長安を制圧した李傕と郭汜は、献帝を擁して実権を掌握した。李傕が主導的な立場に立ったが、郭汜もまたその権力を背景に勢力を広げ、朝廷の重鎮となった。しかし、彼らの統治は専横であり、略奪や私利私欲のために行われたものだったため、内部での対立が激化していく。
5. 李傕・郭汜の内紛
194年頃になると、李傕と郭汜の間に亀裂が生じる。もともと董卓の死後に共闘していた二人だったが、長安の支配を巡って対立し始めた。郭汜は献帝を利用しようとし、李傕はこれを警戒したことで、両者の関係は悪化していった。
特に、李傕が献帝を直接支配しようとしたことに対し、郭汜は反発。結果として、長安の宮廷内で内紛が発生し、両者は武力衝突に至った。長安の街は戦火に包まれ、郭汜と李傕はそれぞれの勢力を率いて争った。最終的に両者ともに力を削がれ、朝廷の信用を完全に失ったことで、献帝はこの混乱から逃れることを決意する。
6. 献帝の脱出と郭汜の没落
195年、献帝は長安の混乱を避けるため、許都(現在の河南省)へ脱出を図る。郭汜はこれを阻止しようとしたが、すでに軍の統制を失い、結局は献帝の脱出を許してしまう。この時、郭汜は献帝を追撃しようとしたものの、逆に追討軍の攻撃を受け敗北。李傕ともども勢力を失い、やがて命を落とすことになる。

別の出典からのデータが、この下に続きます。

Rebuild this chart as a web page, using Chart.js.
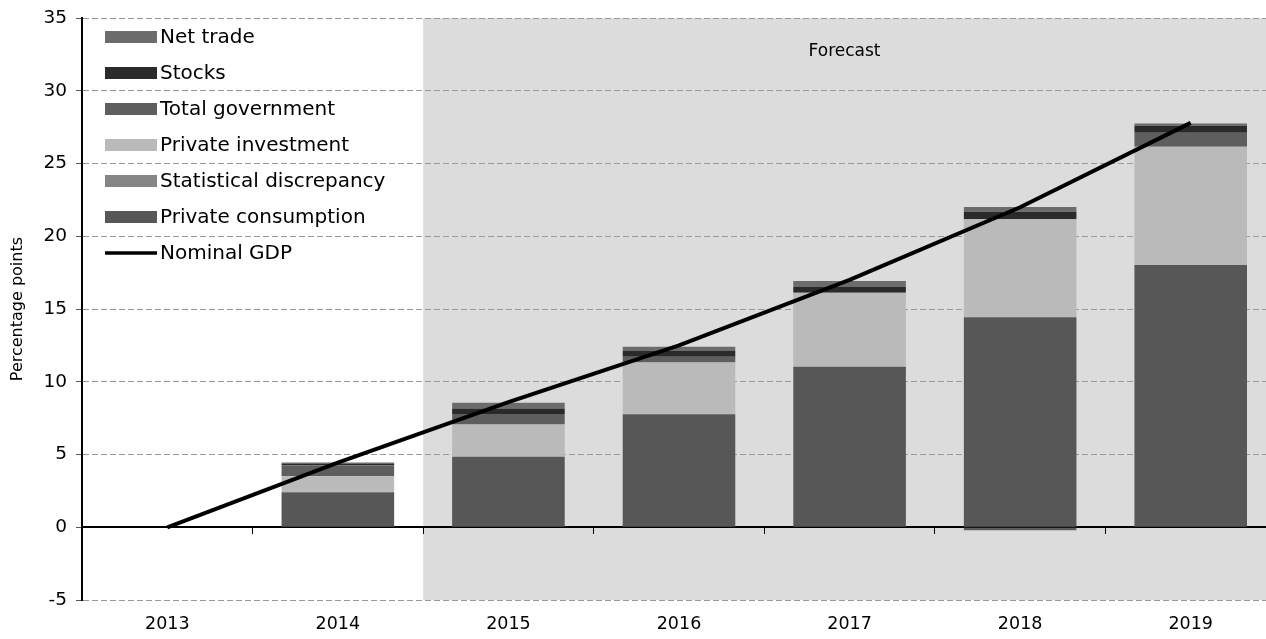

その後の記録では、郭汜は部下の裏切りによって殺害されたとも、戦乱の中で命を落としたともされるが、詳細は不明である。しかし、彼の死によって董卓配下の西涼軍閥は事実上壊滅し、後漢の権力闘争から姿を消すことになった。
7. 郭汜の評価
郭汜は、三国志の中ではあまり目立たない存在かもしれないが、董卓の死後に長安を支配した武将として重要な役割を果たした。彼の戦いは勇猛ではあったものの、統治者としての資質には欠け、李傕との内紛によって自滅する結果となった。
彼の行動を振り返ると、軍事力で一時的に権力を握ったものの、政治的手腕や部下の統率力に欠けていたため、結果的には混乱を招き、自らの滅亡を早めたと言える。彼の生涯は、三国志の時代の武将たちがいかに苛烈な権力闘争に巻き込まれ、時には一夜にして没落するかを示す典型的な例であろう。
8. まとめ
郭汜は、西涼出身の武将として董卓の配下に仕え、その死後は李傕と共に長安を支配した。しかし、内部対立が激化し、献帝を巡る争いの中で自滅していった。彼の人生は、乱世における武将の栄枯盛衰を如実に物語っている。
その後、曹操が献帝を迎え入れ、三国志の時代へと突入していくが、郭汜のような群雄たちが築いた混乱の歴史は、後の時代に大きな影響を与えたと言えるだろう。